Exercise directions:
Restate the whole listing word for word. Pictures are left out.

━━━ Dataset content

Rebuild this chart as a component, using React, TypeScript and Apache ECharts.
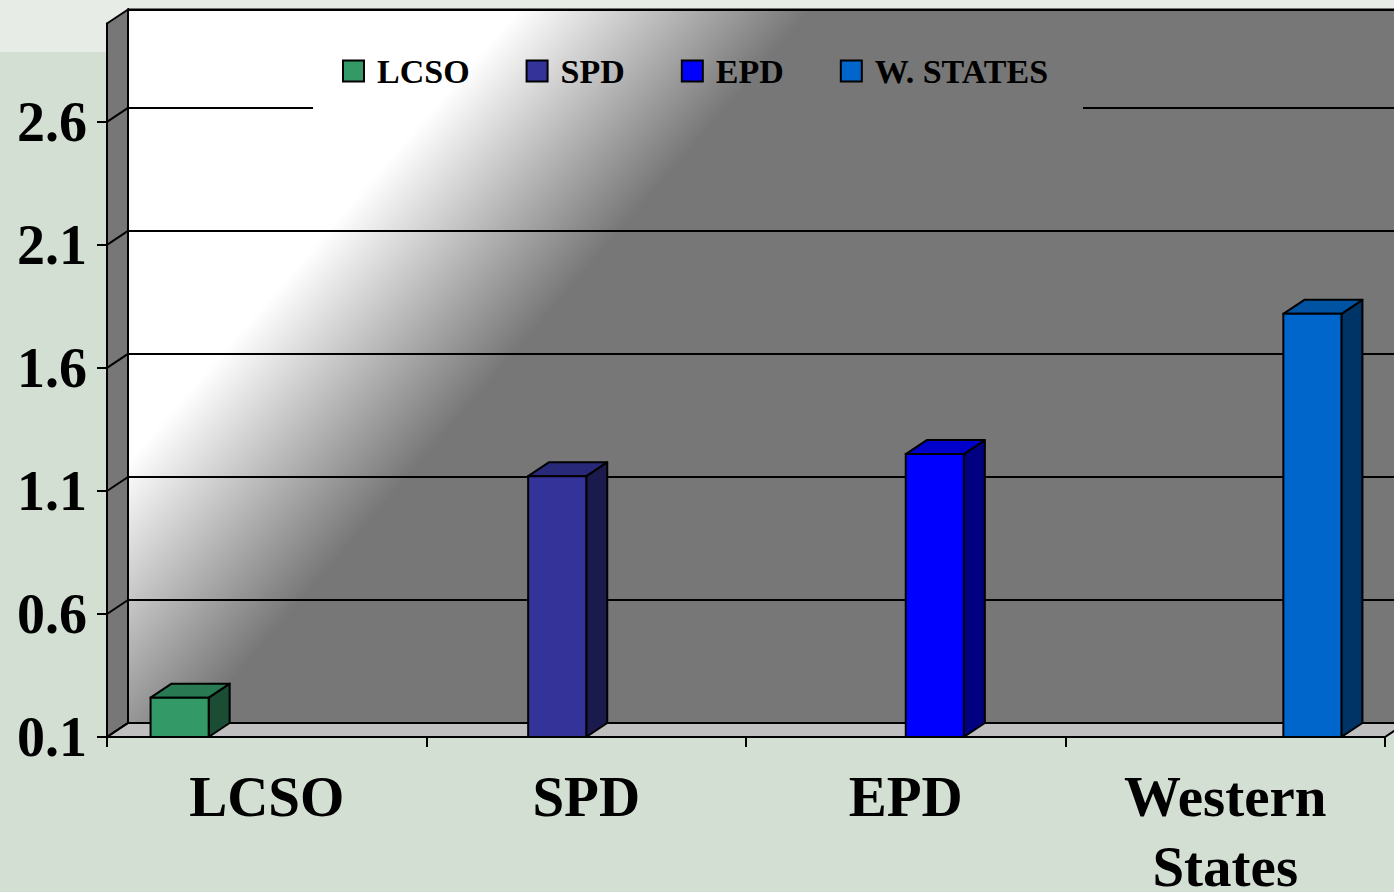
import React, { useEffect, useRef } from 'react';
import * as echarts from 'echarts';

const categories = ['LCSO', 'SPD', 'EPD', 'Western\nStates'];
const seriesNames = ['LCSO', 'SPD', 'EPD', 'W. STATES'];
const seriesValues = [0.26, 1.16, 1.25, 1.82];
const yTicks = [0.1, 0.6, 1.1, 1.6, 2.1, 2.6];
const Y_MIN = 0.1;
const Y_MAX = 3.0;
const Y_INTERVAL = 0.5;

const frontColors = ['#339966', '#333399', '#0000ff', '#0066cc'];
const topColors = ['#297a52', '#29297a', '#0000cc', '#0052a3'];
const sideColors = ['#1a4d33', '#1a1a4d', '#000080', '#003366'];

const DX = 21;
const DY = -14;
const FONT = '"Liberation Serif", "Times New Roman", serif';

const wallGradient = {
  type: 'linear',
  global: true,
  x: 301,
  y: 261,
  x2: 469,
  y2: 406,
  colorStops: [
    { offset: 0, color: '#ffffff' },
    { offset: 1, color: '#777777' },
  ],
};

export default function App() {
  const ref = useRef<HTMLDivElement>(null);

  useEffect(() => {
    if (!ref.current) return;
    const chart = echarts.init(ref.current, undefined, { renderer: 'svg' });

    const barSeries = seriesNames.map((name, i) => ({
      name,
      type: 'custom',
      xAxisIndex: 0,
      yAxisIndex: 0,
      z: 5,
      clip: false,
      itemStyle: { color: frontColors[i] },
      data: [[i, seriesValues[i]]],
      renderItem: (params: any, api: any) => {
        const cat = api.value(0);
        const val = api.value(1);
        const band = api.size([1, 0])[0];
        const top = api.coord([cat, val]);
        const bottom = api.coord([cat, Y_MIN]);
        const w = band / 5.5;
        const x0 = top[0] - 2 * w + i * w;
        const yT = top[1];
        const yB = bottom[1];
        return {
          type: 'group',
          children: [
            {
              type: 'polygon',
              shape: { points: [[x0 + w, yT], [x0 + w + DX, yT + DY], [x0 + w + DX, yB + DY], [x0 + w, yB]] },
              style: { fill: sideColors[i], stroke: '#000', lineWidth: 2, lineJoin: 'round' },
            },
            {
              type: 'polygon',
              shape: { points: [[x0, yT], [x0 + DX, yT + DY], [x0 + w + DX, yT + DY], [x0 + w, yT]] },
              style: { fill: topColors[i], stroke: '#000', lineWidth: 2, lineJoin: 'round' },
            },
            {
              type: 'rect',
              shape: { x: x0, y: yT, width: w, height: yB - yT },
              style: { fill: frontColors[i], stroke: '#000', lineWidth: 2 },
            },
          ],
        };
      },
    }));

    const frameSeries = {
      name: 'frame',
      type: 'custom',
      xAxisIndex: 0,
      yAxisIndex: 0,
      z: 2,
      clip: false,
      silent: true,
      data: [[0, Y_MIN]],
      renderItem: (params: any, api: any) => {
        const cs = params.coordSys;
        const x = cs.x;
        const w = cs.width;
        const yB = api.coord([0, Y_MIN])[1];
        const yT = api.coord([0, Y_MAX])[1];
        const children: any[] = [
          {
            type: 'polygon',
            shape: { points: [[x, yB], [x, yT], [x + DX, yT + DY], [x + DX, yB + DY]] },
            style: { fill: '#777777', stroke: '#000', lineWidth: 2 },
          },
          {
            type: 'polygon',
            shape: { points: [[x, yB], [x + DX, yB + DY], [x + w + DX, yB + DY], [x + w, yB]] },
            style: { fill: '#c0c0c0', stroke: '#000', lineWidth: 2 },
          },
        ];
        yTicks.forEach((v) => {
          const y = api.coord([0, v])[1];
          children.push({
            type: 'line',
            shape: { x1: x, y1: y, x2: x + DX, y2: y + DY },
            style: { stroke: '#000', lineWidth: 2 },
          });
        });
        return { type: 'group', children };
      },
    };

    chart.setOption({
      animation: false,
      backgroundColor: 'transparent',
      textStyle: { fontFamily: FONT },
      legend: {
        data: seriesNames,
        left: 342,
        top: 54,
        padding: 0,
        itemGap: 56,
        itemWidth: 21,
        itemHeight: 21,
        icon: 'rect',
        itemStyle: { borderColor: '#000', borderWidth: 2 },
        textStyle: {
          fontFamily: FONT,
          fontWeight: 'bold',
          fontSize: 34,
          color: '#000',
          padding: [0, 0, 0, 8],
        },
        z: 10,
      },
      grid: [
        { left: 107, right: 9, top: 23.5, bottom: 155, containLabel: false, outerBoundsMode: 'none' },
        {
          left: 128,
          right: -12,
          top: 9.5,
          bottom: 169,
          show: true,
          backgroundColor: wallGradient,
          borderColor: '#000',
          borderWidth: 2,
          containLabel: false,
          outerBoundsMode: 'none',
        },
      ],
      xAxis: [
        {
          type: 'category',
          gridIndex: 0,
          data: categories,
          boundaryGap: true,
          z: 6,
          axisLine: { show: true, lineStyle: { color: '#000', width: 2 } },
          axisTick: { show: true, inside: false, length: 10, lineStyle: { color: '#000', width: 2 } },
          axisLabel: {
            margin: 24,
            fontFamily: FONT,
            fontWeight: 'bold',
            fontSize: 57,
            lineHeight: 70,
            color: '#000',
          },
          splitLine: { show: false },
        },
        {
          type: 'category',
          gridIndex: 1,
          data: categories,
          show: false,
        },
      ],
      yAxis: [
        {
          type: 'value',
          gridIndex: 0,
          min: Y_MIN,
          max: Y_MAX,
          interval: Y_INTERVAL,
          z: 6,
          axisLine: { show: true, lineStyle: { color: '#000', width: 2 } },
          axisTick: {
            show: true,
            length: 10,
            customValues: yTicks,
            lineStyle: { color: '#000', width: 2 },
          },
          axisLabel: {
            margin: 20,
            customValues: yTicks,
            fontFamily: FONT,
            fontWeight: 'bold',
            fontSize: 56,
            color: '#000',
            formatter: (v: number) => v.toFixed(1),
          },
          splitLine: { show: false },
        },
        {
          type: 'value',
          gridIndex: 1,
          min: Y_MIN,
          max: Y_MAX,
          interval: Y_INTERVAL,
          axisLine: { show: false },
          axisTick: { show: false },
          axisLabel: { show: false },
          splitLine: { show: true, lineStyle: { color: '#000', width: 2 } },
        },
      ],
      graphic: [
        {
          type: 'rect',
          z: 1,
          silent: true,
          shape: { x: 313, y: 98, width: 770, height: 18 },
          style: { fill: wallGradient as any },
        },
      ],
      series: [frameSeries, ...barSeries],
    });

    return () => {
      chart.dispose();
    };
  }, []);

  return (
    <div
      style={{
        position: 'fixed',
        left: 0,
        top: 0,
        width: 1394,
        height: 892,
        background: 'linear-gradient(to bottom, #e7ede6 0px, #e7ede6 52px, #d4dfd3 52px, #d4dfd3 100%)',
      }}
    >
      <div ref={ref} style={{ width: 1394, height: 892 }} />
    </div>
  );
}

━━━━━━

Response to this exercise:
Rebuild this chart as a component, using React, TypeScript and Apache ECharts.
import React, { useEffect, useRef } from 'react';
import * as echarts from 'echarts';

const categories = ['LCSO', 'SPD', 'EPD', 'Western\nStates'];
const seriesNames = ['LCSO', 'SPD', 'EPD', 'W. STATES'];
const seriesValues = [0.26, 1.16, 1.25, 1.82];
const yTicks = [0.1, 0.6, 1.1, 1.6, 2.1, 2.6];
const Y_MIN = 0.1;
const Y_MAX = 3.0;
const Y_INTERVAL = 0.5;

const frontColors = ['#339966', '#333399', '#0000ff', '#0066cc'];
const topColors = ['#297a52', '#29297a', '#0000cc', '#0052a3'];
const sideColors = ['#1a4d33', '#1a1a4d', '#000080', '#003366'];

const DX = 21;
const DY = -14;
const FONT = '"Liberation Serif", "Times New Roman", serif';

const wallGradient = {
  type: 'linear',
  global: true,
  x: 301,
  y: 261,
  x2: 469,
  y2: 406,
  colorStops: [
    { offset: 0, color: '#ffffff' },
    { offset: 1, color: '#777777' },
  ],
};

export default function App() {
  const ref = useRef<HTMLDivElement>(null);

  useEffect(() => {
    if (!ref.current) return;
    const chart = echarts.init(ref.current, undefined, { renderer: 'svg' });

    const barSeries = seriesNames.map((name, i) => ({
      name,
      type: 'custom',
      xAxisIndex: 0,
      yAxisIndex: 0,
      z: 5,
      clip: false,
      itemStyle: { color: frontColors[i] },
      data: [[i, seriesValues[i]]],
      renderItem: (params: any, api: any) => {
        const cat = api.value(0);
        const val = api.value(1);
        const band = api.size([1, 0])[0];
        const top = api.coord([cat, val]);
        const bottom = api.coord([cat, Y_MIN]);
        const w = band / 5.5;
        const x0 = top[0] - 2 * w + i * w;
        const yT = top[1];
        const yB = bottom[1];
        return {
          type: 'group',
          children: [
            {
              type: 'polygon',
              shape: { points: [[x0 + w, yT], [x0 + w + DX, yT + DY], [x0 + w + DX, yB + DY], [x0 + w, yB]] },
              style: { fill: sideColors[i], stroke: '#000', lineWidth: 2, lineJoin: 'round' },
            },
            {
              type: 'polygon',
              shape: { points: [[x0, yT], [x0 + DX, yT + DY], [x0 + w + DX, yT + DY], [x0 + w, yT]] },
              style: { fill: topColors[i], stroke: '#000', lineWidth: 2, lineJoin: 'round' },
            },
            {
              type: 'rect',
              shape: { x: x0, y: yT, width: w, height: yB - yT },
              style: { fill: frontColors[i], stroke: '#000', lineWidth: 2 },
            },
          ],
        };
      },
    }));

    const frameSeries = {
      name: 'frame',
      type: 'custom',
      xAxisIndex: 0,
      yAxisIndex: 0,
      z: 2,
      clip: false,
      silent: true,
      data: [[0, Y_MIN]],
      renderItem: (params: any, api: any) => {
        const cs = params.coordSys;
        const x = cs.x;
        const w = cs.width;
        const yB = api.coord([0, Y_MIN])[1];
        const yT = api.coord([0, Y_MAX])[1];
        const children: any[] = [
          {
            type: 'polygon',
            shape: { points: [[x, yB], [x, yT], [x + DX, yT + DY], [x + DX, yB + DY]] },
            style: { fill: '#777777', stroke: '#000', lineWidth: 2 },
          },
          {
            type: 'polygon',
            shape: { points: [[x, yB], [x + DX, yB + DY], [x + w + DX, yB + DY], [x + w, yB]] },
            style: { fill: '#c0c0c0', stroke: '#000', lineWidth: 2 },
          },
        ];
        yTicks.forEach((v) => {
          const y = api.coord([0, v])[1];
          children.push({
            type: 'line',
            shape: { x1: x, y1: y, x2: x + DX, y2: y + DY },
            style: { stroke: '#000', lineWidth: 2 },
          });
        });
        return { type: 'group', children };
      },
    };

    chart.setOption({
      animation: false,
      backgroundColor: 'transparent',
      textStyle: { fontFamily: FONT },
      legend: {
        data: seriesNames,
        left: 342,
        top: 54,
        padding: 0,
        itemGap: 56,
        itemWidth: 21,
        itemHeight: 21,
        icon: 'rect',
        itemStyle: { borderColor: '#000', borderWidth: 2 },
        textStyle: {
          fontFamily: FONT,
          fontWeight: 'bold',
          fontSize: 34,
          color: '#000',
          padding: [0, 0, 0, 8],
        },
        z: 10,
      },
      grid: [
        { left: 107, right: 9, top: 23.5, bottom: 155, containLabel: false, outerBoundsMode: 'none' },
        {
          left: 128,
          right: -12,
          top: 9.5,
          bottom: 169,
          show: true,
          backgroundColor: wallGradient,
          borderColor: '#000',
          borderWidth: 2,
          containLabel: false,
          outerBoundsMode: 'none',
        },
      ],
      xAxis: [
        {
          type: 'category',
          gridIndex: 0,
          data: categories,
          boundaryGap: true,
          z: 6,
          axisLine: { show: true, lineStyle: { color: '#000', width: 2 } },
          axisTick: { show: true, inside: false, length: 10, lineStyle: { color: '#000', width: 2 } },
          axisLabel: {
            margin: 24,
            fontFamily: FONT,
            fontWeight: 'bold',
            fontSize: 57,
            lineHeight: 70,
            color: '#000',
          },
          splitLine: { show: false },
        },
        {
          type: 'category',
          gridIndex: 1,
          data: categories,
          show: false,
        },
      ],
      yAxis: [
        {
          type: 'value',
          gridIndex: 0,
          min: Y_MIN,
          max: Y_MAX,
          interval: Y_INTERVAL,
          z: 6,
          axisLine: { show: true, lineStyle: { color: '#000', width: 2 } },
          axisTick: {
            show: true,
            length: 10,
            customValues: yTicks,
            lineStyle: { color: '#000', width: 2 },
          },
          axisLabel: {
            margin: 20,
            customValues: yTicks,
            fontFamily: FONT,
            fontWeight: 'bold',
            fontSize: 56,
            color: '#000',
            formatter: (v: number) => v.toFixed(1),
          },
          splitLine: { show: false },
        },
        {
          type: 'value',
          gridIndex: 1,
          min: Y_MIN,
          max: Y_MAX,
          interval: Y_INTERVAL,
          axisLine: { show: false },
          axisTick: { show: false },
          axisLabel: { show: false },
          splitLine: { show: true, lineStyle: { color: '#000', width: 2 } },
        },
      ],
      graphic: [
        {
          type: 'rect',
          z: 1,
          silent: true,
          shape: { x: 313, y: 98, width: 770, height: 18 },
          style: { fill: wallGradient as any },
        },
      ],
      series: [frameSeries, ...barSeries],
    });

    return () => {
      chart.dispose();
    };
  }, []);

  return (
    <div
      style={{
        position: 'fixed',
        left: 0,
        top: 0,
        width: 1394,
        height: 892,
        background: 'linear-gradient(to bottom, #e7ede6 0px, #e7ede6 52px, #d4dfd3 52px, #d4dfd3 100%)',
      }}
    >
      <div ref={ref} style={{ width: 1394, height: 892 }} />
    </div>
  );
}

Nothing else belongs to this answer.